La scomposta e irrituale conferenza stampa del presidente del Consiglio Giuseppe Conte con l’invettiva contro Matteo Salvini e Giorgia Meloni, peraltro destinatari di accuse infondate, ha infranto quel clima di unità nazionale imposto dall’emergenza pandemica. Conte ha abusato della sua posizione istituzionale per brutalizzare quella componente, l’opposizione, che qualifica il sistema politico come democratico.
Da un mese l’Italia è attorcigliata da un lucchetto che obbliga i cittadini a rinserrarsi nelle proprie abitazioni e che avvilisce migliaia di partite iva e di autonomi, privandoli di reddito. Le misure disposte dal governo sono state osservate con disciplina in nome di quella responsabilità che il premier Conte ha sempre innalzato a faro di un percorso disagevole, ma tassativo, per spezzare la catena del contagio. Quel lume di riferimento è stato spento in una diretta televisiva dall’avvocato di Volturara Appula con un’arringa accusatoria, senza contraddittorio, rivolta ai rappresentanti dell’opposizione indicati falsamente come fautori del famigerato Mes e causa dell’indebolimento del Paese nella trattativa in sede europea.
Un presidente del Consiglio che si sottrae alle sue responsabilità e addita la Lega e Fratelli d’Italia come sabotatori dell’interesse nazionale, con la menzogna documentabile di attribuire a Giorgia Meloni incarichi di governo all’epoca dell’approvazione del Mes, certifica la propria inadeguatezza. Per onore di verità, il Trattato che ha istituito il Meccanismo europeo di stabilità è stato firmato il 2 febbraio 2012 e approvato dalle Camere nel luglio dello stesso anno con il governo Monti in carica. La Meloni non era ministro di quel governo, espressione di un’operazione “golpista” tecnocratica, e non votò il testo del Mes in Parlamento. La Lega Nord con Roberto Maroni fu l’unico partito a esprimere un dissenso deliberato sul Fondo salva-Stati.

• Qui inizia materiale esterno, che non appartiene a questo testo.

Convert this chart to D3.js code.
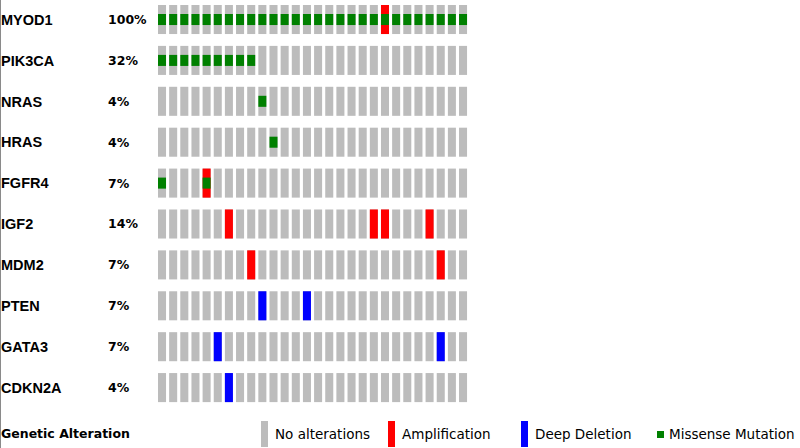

Dunque, Conte ha mentito sapendo di mentire, provocando una scintilla polemica che è divampata in una zuffa mediatica di cui il Paese non ha bisogno in questa fase. Conte personifica il declino della politica, il bifronte disinvolto a capo di due governi con culture opposte, che non riesce a parlare alla testa e al cuore degli italiani ma alla loro pancia. Il ventre, tuttavia, inizia a brontolare e non si sfama con le ciance e le promesse vane, pretende nutrimento e l’operatività di quelle risposte per il momento solo proclamate.
I 600 euro da erogare agli autonomi si sono inceppati negli ingranaggi farraginosi della burocrazia e alle imprese è stata annunciata una massiva liquidità finanziaria da mobilitare, però, con l’indebitamento, come se il naufrago ostaggio delle onde tumultuose venisse soccorso con il salvagente zavorrato dal piombo facendolo inabissare anziché dotarlo di una scialuppa di salvataggio. Dinanzi a tali fallimenti Conte, pur di sopravvivere alle tensioni interne al governo, rapisce l’attenzione degli italiani costretti nelle loro case, impadronendosi della comunicazione pubblica, per scagliarsi contro le opposizioni a cui addebita negligenze che non le appartengono.
Una caduta di stile perché ci aveva assillato con appelli alla coesione, inaugurando la stagione di “salute nazionale” dettata dalla straordinarietà e dall’imponenza dell’emergenza.